Le petit archipel de la mer des Caraïbes n’en demandait pas tant. Pourquoi les agents de la NSA ont-il déployé des trésors de savoir-faire technologique pour mettre tout le pays sur écoute étroite sans en informer les autorités nationales ? Les documents publiés par “The Intercept” ne l’expliquent pas et le site ne s’attarde pas sur les motivations américaines.
La proximité avec les États-Unis et les douceurs fiscales de l’archipel sont les raisons les plus souvent invoquées. Plusieurs millions d’étrangers s’y rendent tous les ans et la NSA pourrait être intéressée par d’éventuels cas de blanchiment d’argent du crime organisé. Les Bahamas sont connus pour être une plaque tournante majeure du trafic de drogue et des flux financiers générés par cette activité.

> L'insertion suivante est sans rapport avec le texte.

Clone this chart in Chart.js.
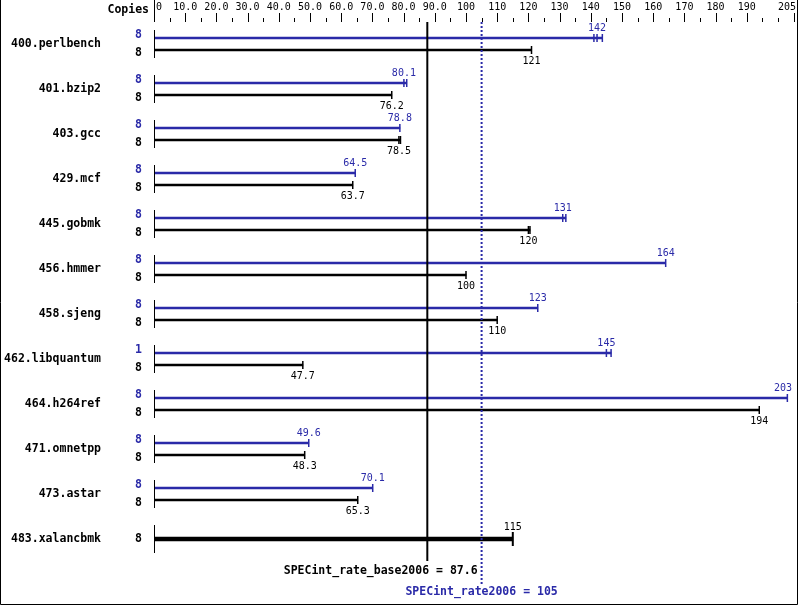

“The Intercept” laisse par ailleurs entendre que l’État insulaire ne représenterait qu’un test grandeur nature. De par sa petite superficie (13 900 km2), sa population modeste (372 000 habitants), l’archipel permettrait de mesurer l’efficacité du dipositif. Un passage des documents de la NSA, retranscrit dans l’article, affirme ainsi “qu’avec une bonne coordination, il n’y a pas de raison particulière qui s’oppose à ce que le dispositif [Somalget] ne soit pas étendu à d’autres [territoires]”.

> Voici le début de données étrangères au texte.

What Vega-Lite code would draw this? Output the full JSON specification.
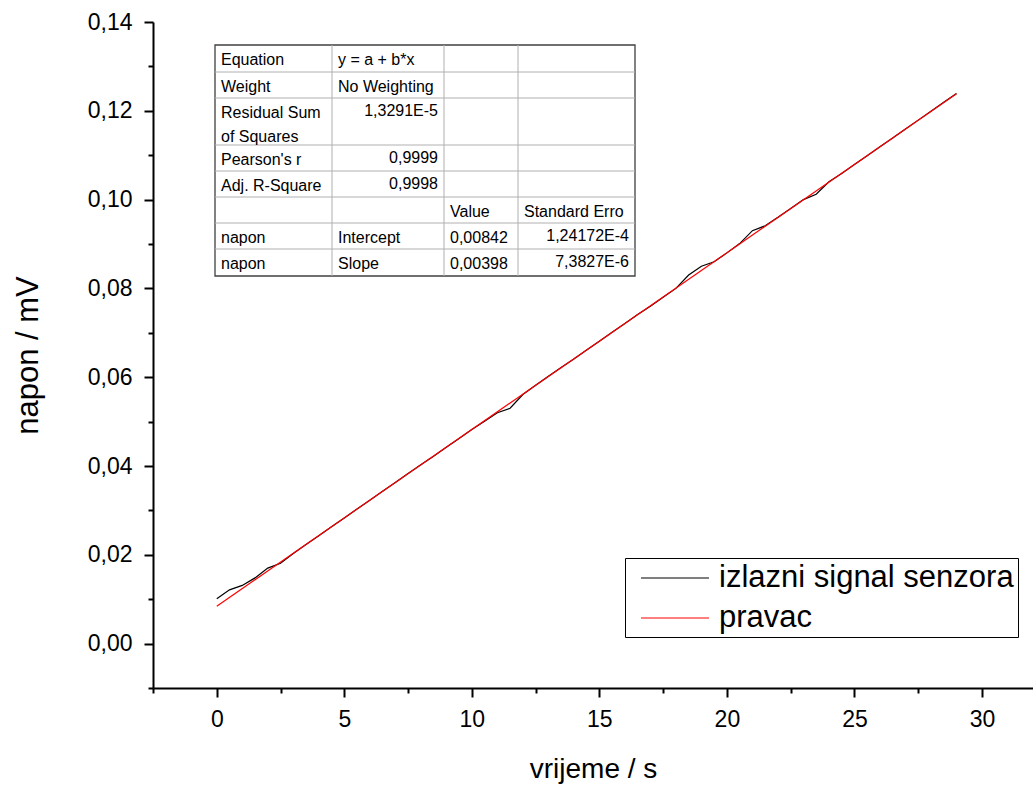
{
  "$schema": "https://vega.github.io/schema/vega-lite/v6.json",
  "width": 880,
  "height": 666,
  "autosize": {"type": "none"},
  "padding": {"left": 153, "top": 22, "right": 0, "bottom": 102},
  "background": "white",
  "config": {
    "view": {"stroke": null},
    "font": "Liberation Sans",
    "text": {"font": "Liberation Sans"}
  },
  "datasets": {
    "signal": [
      {"t": 0, "u": 0.0101, "series": "izlazni signal senzora"},
      {"t": 0.5, "u": 0.0121, "series": "izlazni signal senzora"},
      {"t": 1, "u": 0.0131, "series": "izlazni signal senzora"},
      {"t": 1.5, "u": 0.0148, "series": "izlazni signal senzora"},
      {"t": 2, "u": 0.0170, "series": "izlazni signal senzora"},
      {"t": 2.5, "u": 0.0181, "series": "izlazni signal senzora"},
      {"t": 3, "u": 0.0203, "series": "izlazni signal senzora"},
      {"t": 3.5, "u": 0.0223, "series": "izlazni signal senzora"},
      {"t": 4, "u": 0.0243, "series": "izlazni signal senzora"},
      {"t": 4.5, "u": 0.0263, "series": "izlazni signal senzora"},
      {"t": 5, "u": 0.0283, "series": "izlazni signal senzora"},
      {"t": 5.5, "u": 0.0303, "series": "izlazni signal senzora"},
      {"t": 6, "u": 0.0323, "series": "izlazni signal senzora"},
      {"t": 6.5, "u": 0.0343, "series": "izlazni signal senzora"},
      {"t": 7, "u": 0.0363, "series": "izlazni signal senzora"},
      {"t": 7.5, "u": 0.0383, "series": "izlazni signal senzora"},
      {"t": 8, "u": 0.0403, "series": "izlazni signal senzora"},
      {"t": 8.5, "u": 0.0422, "series": "izlazni signal senzora"},
      {"t": 9, "u": 0.0442, "series": "izlazni signal senzora"},
      {"t": 9.5, "u": 0.0462, "series": "izlazni signal senzora"},
      {"t": 10, "u": 0.0482, "series": "izlazni signal senzora"},
      {"t": 10.5, "u": 0.0501, "series": "izlazni signal senzora"},
      {"t": 11, "u": 0.0520, "series": "izlazni signal senzora"},
      {"t": 11.5, "u": 0.0530, "series": "izlazni signal senzora"},
      {"t": 12, "u": 0.0561, "series": "izlazni signal senzora"},
      {"t": 12.5, "u": 0.0582, "series": "izlazni signal senzora"},
      {"t": 13, "u": 0.0602, "series": "izlazni signal senzora"},
      {"t": 13.5, "u": 0.0622, "series": "izlazni signal senzora"},
      {"t": 14, "u": 0.0641, "series": "izlazni signal senzora"},
      {"t": 14.5, "u": 0.0661, "series": "izlazni signal senzora"},
      {"t": 15, "u": 0.0681, "series": "izlazni signal senzora"},
      {"t": 15.5, "u": 0.0701, "series": "izlazni signal senzora"},
      {"t": 16, "u": 0.0721, "series": "izlazni signal senzora"},
      {"t": 16.5, "u": 0.0741, "series": "izlazni signal senzora"},
      {"t": 17, "u": 0.0760, "series": "izlazni signal senzora"},
      {"t": 17.5, "u": 0.0780, "series": "izlazni signal senzora"},
      {"t": 18, "u": 0.0800, "series": "izlazni signal senzora"},
      {"t": 18.5, "u": 0.0830, "series": "izlazni signal senzora"},
      {"t": 19, "u": 0.0850, "series": "izlazni signal senzora"},
      {"t": 19.5, "u": 0.0860, "series": "izlazni signal senzora"},
      {"t": 20, "u": 0.0880, "series": "izlazni signal senzora"},
      {"t": 20.5, "u": 0.0901, "series": "izlazni signal senzora"},
      {"t": 21, "u": 0.0930, "series": "izlazni signal senzora"},
      {"t": 21.5, "u": 0.0941, "series": "izlazni signal senzora"},
      {"t": 22, "u": 0.0960, "series": "izlazni signal senzora"},
      {"t": 22.5, "u": 0.0980, "series": "izlazni signal senzora"},
      {"t": 23, "u": 0.1000, "series": "izlazni signal senzora"},
      {"t": 23.5, "u": 0.1012, "series": "izlazni signal senzora"},
      {"t": 24, "u": 0.1040, "series": "izlazni signal senzora"},
      {"t": 24.5, "u": 0.1059, "series": "izlazni signal senzora"},
      {"t": 25, "u": 0.1079, "series": "izlazni signal senzora"},
      {"t": 25.5, "u": 0.1099, "series": "izlazni signal senzora"},
      {"t": 26, "u": 0.1119, "series": "izlazni signal senzora"},
      {"t": 26.5, "u": 0.1139, "series": "izlazni signal senzora"},
      {"t": 27, "u": 0.1159, "series": "izlazni signal senzora"},
      {"t": 27.5, "u": 0.1179, "series": "izlazni signal senzora"},
      {"t": 28, "u": 0.1199, "series": "izlazni signal senzora"},
      {"t": 28.5, "u": 0.1219, "series": "izlazni signal senzora"},
      {"t": 29, "u": 0.1239, "series": "izlazni signal senzora"},
      {"t": 0, "u": 0.00842, "series": "pravac"},
      {"t": 29, "u": 0.12384, "series": "pravac"}
    ],
    "cells": [
      {"r": 0, "c": 0, "txt": "Equation", "kind": "label"},
      {"r": 0, "c": 1, "txt": "y = a + b*x", "kind": "label"},
      {"r": 1, "c": 0, "txt": "Weight", "kind": "label"},
      {"r": 1, "c": 1, "txt": "No Weighting", "kind": "label"},
      {"r": 2, "c": 0, "txt": "Residual Sum", "kind": "label"},
      {"r": 2, "c": 1, "txt": "1,3291E-5", "kind": "num"},
      {"r": 3, "c": 0, "txt": "of Squares", "kind": "label"},
      {"r": 4, "c": 0, "txt": "Pearson's r", "kind": "label"},
      {"r": 4, "c": 1, "txt": "0,9999", "kind": "num"},
      {"r": 5, "c": 0, "txt": "Adj. R-Square", "kind": "label"},
      {"r": 5, "c": 1, "txt": "0,9998", "kind": "num"},
      {"r": 6, "c": 2, "txt": "Value", "kind": "label"},
      {"r": 6, "c": 3, "txt": "Standard Erro", "kind": "label"},
      {"r": 7, "c": 0, "txt": "napon", "kind": "label"},
      {"r": 7, "c": 1, "txt": "Intercept", "kind": "label"},
      {"r": 7, "c": 2, "txt": "0,00842", "kind": "label"},
      {"r": 7, "c": 3, "txt": "1,24172E-4", "kind": "num"},
      {"r": 8, "c": 0, "txt": "napon", "kind": "label"},
      {"r": 8, "c": 1, "txt": "Slope", "kind": "label"},
      {"r": 8, "c": 2, "txt": "0,00398", "kind": "label"},
      {"r": 8, "c": 3, "txt": "7,3827E-6", "kind": "num"}
    ],
    "hlines": [{"r": 1}, {"r": 2}, {"r": 4}, {"r": 5}, {"r": 6}, {"r": 7}, {"r": 8}],
    "vlines": [{"c": 1}, {"c": 2}, {"c": 3}],
    "frame": [{"name": "table"}]
  },
  "layer": [
    {
      "data": {"name": "signal"},
      "mark": {"type": "line", "strokeWidth": 1.2, "clip": true},
      "encoding": {
        "x": {
          "field": "t", "type": "quantitative",
          "scale": {"domain": [-2.5, 32], "nice": false, "zero": false},
          "axis": {
            "title": "vrijeme / s",
            "values": [-2.5, 0, 2.5, 5, 7.5, 10, 12.5, 15, 17.5, 20, 22.5, 25, 27.5, 30],
            "labelExpr": "datum.value % 5 == 0 ? format(datum.value, 'd') : ''",
            "tickSize": {"condition": {"test": "datum.value % 5 != 0", "value": 5}, "value": 9},
            "grid": false,
            "domainColor": "black", "domainWidth": 2,
            "tickColor": "black", "tickWidth": 2,
            "labelFont": "Liberation Sans", "labelFontSize": 23, "labelColor": "black",
            "labelPadding": 11, "labelFlush": false, "labelOverlap": false, "labelBound": false,
            "titleFont": "Liberation Sans", "titleFontSize": 28, "titleFontWeight": "normal", "titleColor": "black",
            "titlePadding": 24
          }
        },
        "y": {
          "field": "u", "type": "quantitative",
          "scale": {"domain": [-0.01, 0.14], "nice": false, "zero": false},
          "axis": {
            "title": "napon / mV",
            "values": [-0.01, 0, 0.01, 0.02, 0.03, 0.04, 0.05, 0.06, 0.07, 0.08, 0.09, 0.1, 0.11, 0.12, 0.13, 0.14],
            "labelExpr": "round(datum.value * 100) % 2 == 0 ? replace(format(datum.value, '.2f'), '.', ',') : ''",
            "tickSize": {"condition": {"test": "round(datum.value * 100) % 2 != 0", "value": 5}, "value": 9},
            "grid": false,
            "domainColor": "black", "domainWidth": 2,
            "tickColor": "black", "tickWidth": 2,
            "labelFont": "Liberation Sans", "labelFontSize": 23, "labelColor": "black",
            "labelPadding": 12, "labelFlush": false, "labelOverlap": false, "labelBound": false,
            "titleFont": "Liberation Sans", "titleFontSize": 31, "titleFontWeight": "normal", "titleColor": "black",
            "titlePadding": 43
          }
        },
        "color": {
          "field": "series", "type": "nominal",
          "scale": {"domain": ["izlazni signal senzora", "pravac"], "range": ["#000000", "#ff0000"]},
          "legend": {
            "title": null,
            "orient": "none",
            "legendX": 472,
            "legendY": 536,
            "strokeColor": "black",
            "fillColor": "white",
            "padding": 4,
            "symbolType": "M-0.27,0L4.27,0",
            "symbolSize": 900,
            "symbolStrokeWidth": 1.2,
            "labelFont": "Liberation Sans",
            "labelFontSize": 31,
            "labelColor": "black",
            "labelOffset": 58,
            "rowPadding": 9,
            "labelLimit": 500
          }
        }
      }
    },
    {
      "data": {"name": "frame"},
      "mark": {"type": "rect", "fill": "white", "stroke": "#404040", "strokeWidth": 1.3},
      "encoding": {
        "x": {"datum": 0, "type": "quantitative", "scale": {"domain": [0, 1, 2, 3, 4], "range": [62, 179, 291, 365, 482], "nice": false, "zero": false}, "axis": null},
        "x2": {"datum": 4},
        "y": {"datum": 0, "type": "quantitative", "scale": {"domain": [0, 1, 2, 3, 4, 5, 6, 7, 8, 9], "range": [23, 50, 76, 99.5, 123, 149, 175, 201, 227, 254], "nice": false, "zero": false}, "axis": null},
        "y2": {"datum": 9}
      }
    },
    {
      "data": {"name": "hlines"},
      "mark": {"type": "rule", "stroke": "#b0b0b0", "strokeWidth": 1},
      "encoding": {
        "x": {"datum": 0, "type": "quantitative", "scale": {"domain": [0, 1, 2, 3, 4], "range": [62, 179, 291, 365, 482], "nice": false, "zero": false}, "axis": null},
        "x2": {"datum": 4},
        "y": {"field": "r", "type": "quantitative", "scale": {"domain": [0, 1, 2, 3, 4, 5, 6, 7, 8, 9], "range": [23, 50, 76, 99.5, 123, 149, 175, 201, 227, 254], "nice": false, "zero": false}, "axis": null}
      }
    },
    {
      "data": {"name": "vlines"},
      "mark": {"type": "rule", "stroke": "#b0b0b0", "strokeWidth": 1},
      "encoding": {
        "x": {"field": "c", "type": "quantitative", "scale": {"domain": [0, 1, 2, 3, 4], "range": [62, 179, 291, 365, 482], "nice": false, "zero": false}, "axis": null},
        "y": {"datum": 0, "type": "quantitative", "scale": {"domain": [0, 1, 2, 3, 4, 5, 6, 7, 8, 9], "range": [23, 50, 76, 99.5, 123, 149, 175, 201, 227, 254], "nice": false, "zero": false}, "axis": null},
        "y2": {"datum": 9}
      }
    },
    {
      "data": {"name": "cells"},
      "transform": [{"filter": "datum.kind == 'label'"}],
      "mark": {"type": "text", "align": "left", "baseline": "middle", "dx": 6, "dy": 15, "fontSize": 16, "font": "Liberation Sans", "color": "black"},
      "encoding": {
        "x": {"field": "c", "type": "quantitative", "scale": {"domain": [0, 1, 2, 3, 4], "range": [62, 179, 291, 365, 482], "nice": false, "zero": false}, "axis": null},
        "y": {"field": "r", "type": "quantitative", "scale": {"domain": [0, 1, 2, 3, 4, 5, 6, 7, 8, 9], "range": [23, 50, 76, 99.5, 123, 149, 175, 201, 227, 254], "nice": false, "zero": false}, "axis": null},
        "text": {"field": "txt", "type": "nominal"}
      }
    },
    {
      "data": {"name": "cells"},
      "transform": [{"filter": "datum.kind == 'num'"}],
      "mark": {"type": "text", "align": "right", "baseline": "middle", "dx": -6, "dy": 13, "fontSize": 16, "font": "Liberation Sans", "color": "black"},
      "encoding": {
        "x": {"field": "c", "type": "quantitative", "scale": {"domain": [0, 1, 2, 3], "range": [179, 291, 365, 482], "nice": false, "zero": false}, "axis": null},
        "y": {"field": "r", "type": "quantitative", "scale": {"domain": [0, 1, 2, 3, 4, 5, 6, 7, 8, 9], "range": [23, 50, 76, 99.5, 123, 149, 175, 201, 227, 254], "nice": false, "zero": false}, "axis": null},
        "text": {"field": "txt", "type": "nominal"}
      }
    }
  ],
  "resolve": {"scale": {"x": "independent", "y": "independent"}}
}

Sur la piste des Shebab somaliens
Mais il y a aussi une autre raison, davantage liée à la lutte contre le terrorisme, qui pourrait expliquer l’intérêt des Bahamas aux yeux de la NSA. Pour Alain Charret, spécialiste de guerre électronique et auteur de “La guerre secrète des écoutes”, il existe, en effet, des connexions entre l’archipel et les Shebab, le groupe fondamentaliste islamiste somalien. Dans cette hypothèse, la proximité entre le pays qui héberge ce mouvement terroriste et le nom de code de l’opération Somalget ne serait pas une coïncidence.
Alain Charret rappelle qu’un site internet de recrutement pour les Shebab somaliens était hébergé, jusqu’en 2010, à Nassau, la capitale des Bahamas. Le réseau international de veille du terrorisme Ultrascan indique également que les Bahamas “sont un lieu possible de financement illégal de Boko Haram et/ou des Shebab”. Contacté par FRANCE 24, Ultrascan précise qu’entre mars 2009 et septembre 2011 “une partie de l’argent gagné par un groupe soutenant les Shebab somaliens grâce à un système de fraude à la carte de crédit a été blanchi via les Bahamas”.
En outre, le dispositif Somalget fait partie d’une plus vaste opération, baptisée Mystic, qui consiste à collecter des données téléphoniques (exclusivement les métadatas) de trois autres pays : le Mexique, les Philippines et le Kenya. Ces deux derniers pays sont directement concernés par la lutte contre le terrorisme. “Le Kenya est connu pour participer à l’effort de lutte contre les Shebab”, rappelle Alain Charret. Le mouvement somalien s’est d’ailleurs illustré en 2013 par la meurtrière attaque contre le centre commercial “Westgate Mall” de Nairobi.
Mais ces suspicions de connexions avec les Shebab sont-elles suffisantes pour enregistrer toutes les conversations téléphoniques d’un pays ? Plusieurs spécialistes des mouvements terroristes en Afrique, contactés par FRANCE 24, ont reconnu ne pas avoir connaissance de faits notables qui feraient des Bahamas le petit paradis (fiscal) incontournable pour les Shebab somaliens.